What are the criteria for censoring certain images, but not others, in entertainment? We may have some strange standards for what is and isn't appropriate for specific audiences.
Comic books have traditionally been a male-centered form of entertainment, and criticism regarding the portrayal of women has certainly not been lacking. However, more often than not male superheroes are also portrayed with exaggerated body types featuring all of the sought-after clichés of the perfect male body.
Last week, DC Comics took it one step further. In the new Batman: Damned No. 1, one panel originally showed the Dark Knight’s naked body with all the explicit details, including the superhero’s penis. True, the detail is slightly veiled in shadows, but it’s rather clear nonetheless. Damned is the first issue from DC’s Black Label series, a new imprint specifically aimed at mature audiences. So, no, it isn’t supposed to be seen by an underage or otherwise impressionable audience. As stated in their official page, DC Comics says the following about their Black Label series:
The imprint will be DC’s home for classy, collectible superhero stories aimed at mature readers looking to be challenged and surprised as they’re entertained, with an eye for the unique and remarkable.
So, it seems they delivered. But did they deliver too much? For better or worse, this marks the first time Batman’s genitals are shown, and it didn’t go unnoticed. In spite of the specific 'mature' tag for the series, DC Comics made the decision to censor that particular image in the online version (as well as in all subsequent printings) immediately after the issue’s debut. According to Comic Book Resources, the decision was made because Bruce Wayne’s nudity is not “additive to the story.”
Should it be a big deal, though?
There is an argument to be made for the conclusion that there’s nothing wrong with showing genitals in R-rated comic books, regardless of what the specific topic or aim of the story is. The world of mature entertainment is precisely one in which we don’t need to reinforce the notion that human genitals should be taboo.

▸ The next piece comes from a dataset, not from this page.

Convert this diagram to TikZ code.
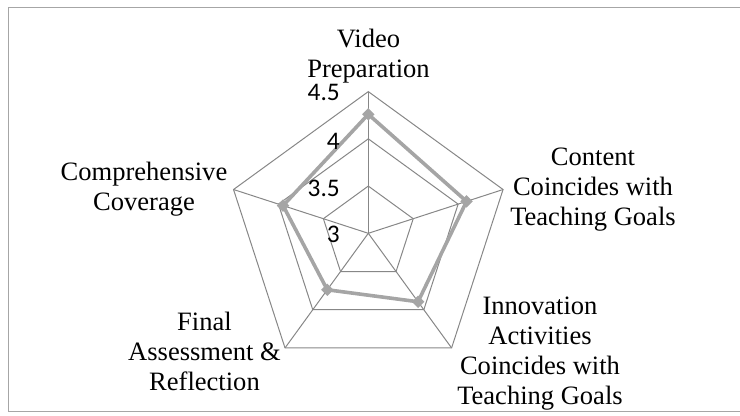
\documentclass[tikz,border=0pt]{standalone}
\usepackage{fontspec}
\setmainfont{Liberation Serif}
\newfontfamily\tickfont{Carlito}
\usetikzlibrary{shapes.geometric}
\definecolor{gridgray}{HTML}{878787}
\definecolor{datagray}{HTML}{A5A5A5}
\definecolor{framegray}{HTML}{A6A6A6}
\begin{document}
\begin{tikzpicture}[x=0.75pt,y=-0.75pt,
  gridline/.style={draw=gridgray,line width=0.75pt},
  dataline/.style={draw=datagray,line width=2.7pt,line join=round},
  marker/.style={diamond,fill=datagray,inner sep=0pt,minimum size=9.5pt},
  framebox/.style={draw=framegray,line width=1.1pt},
  lab/.style={align=center,inner sep=0pt,font=\fontsize{19.9}{22.5}\selectfont},
  tick/.style={anchor=east,inner sep=0pt,font=\tickfont\fontsize{19}{22}\selectfont}]
\useasboundingbox (0,0) rectangle (740,415);
% frame (open on the right)
\coordinate (f1) at (740,7.3);
\coordinate (f2) at (8.3,7.3);
\coordinate (f3) at (8.3,411.7);
\coordinate (f4) at (740,411.7);
\draw[framebox] (f1) -- (f2) -- (f3) -- (f4);
% radar geometry
\coordinate (O) at (368.3,233.3);
\begin{scope}[shift={(368.3,233.3)}]
  \foreach \i/\a/\r in {0/-90/119,1/-18/103.3,2/54/84.6,3/126/69.8,4/-162/89.6} {
    \coordinate (v\i) at (\a:141.7);
    \coordinate (m\i) at (\a:94.47);
    \coordinate (n\i) at (\a:47.23);
    \coordinate (d\i) at (\a:\r);
  }
\end{scope}
\foreach \i in {0,...,4} { \draw[gridline] (O) -- (v\i); }
\draw[gridline] (v0) -- (v1) -- (v2) -- (v3) -- (v4) -- cycle;
\draw[gridline] (m0) -- (m1) -- (m2) -- (m3) -- (m4) -- cycle;
\draw[gridline] (n0) -- (n1) -- (n2) -- (n3) -- (n4) -- cycle;
% data
\draw[dataline] (d0) -- (d1) -- (d2) -- (d3) -- (d4) -- cycle;
\foreach \i in {0,...,4} { \node[marker] (p\i) at (d\i) {}; }
% axis values
\node[tick] (t45) at (340,92) {4.5};
\node[tick] (t40) at (340,141) {4};
\node[tick] (t35) at (340,188) {3.5};
\node[tick] (t30) at (340,234) {3};
% category labels
\node[lab] (lVideo) at (368.5,55.9) {Video\\Preparation};
\node[lab] (lContent) at (593,189.6) {Content\\Coincides with\\Teaching Goals};
\node[lab] (lInnov) at (540,353.4) {Innovation\\Activities\\Coincides with\\Teaching Goals};
\node[lab] (lFinal) at (204.5,351) {Final\\Assessment \&\\Reflection};
\node[lab] (lComp) at (144,189) {Comprehensive\\Coverage};
\end{tikzpicture}
\end{document}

Besides, it’s a strange demand that any given element in a work of entertainment should be “additive” to the story. Most things aren’t. Aesthetic choices often have nothing to do with whether they advance the plot or not: they are there for entirely different purposes. Likewise, it’s difficult to defend that showing explicit violence or gory details adds to the story in any important way. Yet, Western entertainment (most famously, Hollywood) has this double standard. It sends the message that violence is fine, but genitals are a step too far. Certainly, this message ought to be questioned.
Certain elements in a work of entertainment can be “additive” to more than the story. For instance, showing Batman’s genitals could ultimately help cement Black Label’s distinct approach as an R-rated series in a sufficiently subtle manner (without being too subtle). Furthermore, it helps humanize the Dark Knight in the eyes of the audience: this is not an alien character nor a modified organism. The point of Batman is that he’s just human, with human flaws and human features – from head to toe. After all, who doesn't take off their clothes after a long day? Maybe it’s not imperative to censor a superhero when we can otherwise show their human side, a side that can help make them relatable, especially if we’re talking about a comic book aimed explicitly at mature audiences. Censoring just seems like an unnecessary step.
Sure, in terms of plot, showing the genitals seems gratuitous, and this would be an important consideration if it were not for the fact that the industry has no qualms about depicting violence, darkness, and female sexualization – all of which are, by the same standards, just as unnecessary.
In an ideal world, genitals wouldn’t be a noteworthy issue. However, today’s society demonizes them to the extent that whenever anyone shows theirs, even by accident, a scandal ensues. Sure, if someone doesn’t want to see them, then it’s better not to force it. Yet, one should expect that a mature person would be able to simply look at genitals with an objective (and healthy) detachment rather than with the eyes of judgment, desire, or indignation. But perhaps this is too much to ask. We are only animals, after all, driven in no small part by biological impulses.
Maybe there’s no pressing need to show a superhero's genitals in a series aimed specifically at adults. However, is there a pressing need to censor them? What do you think?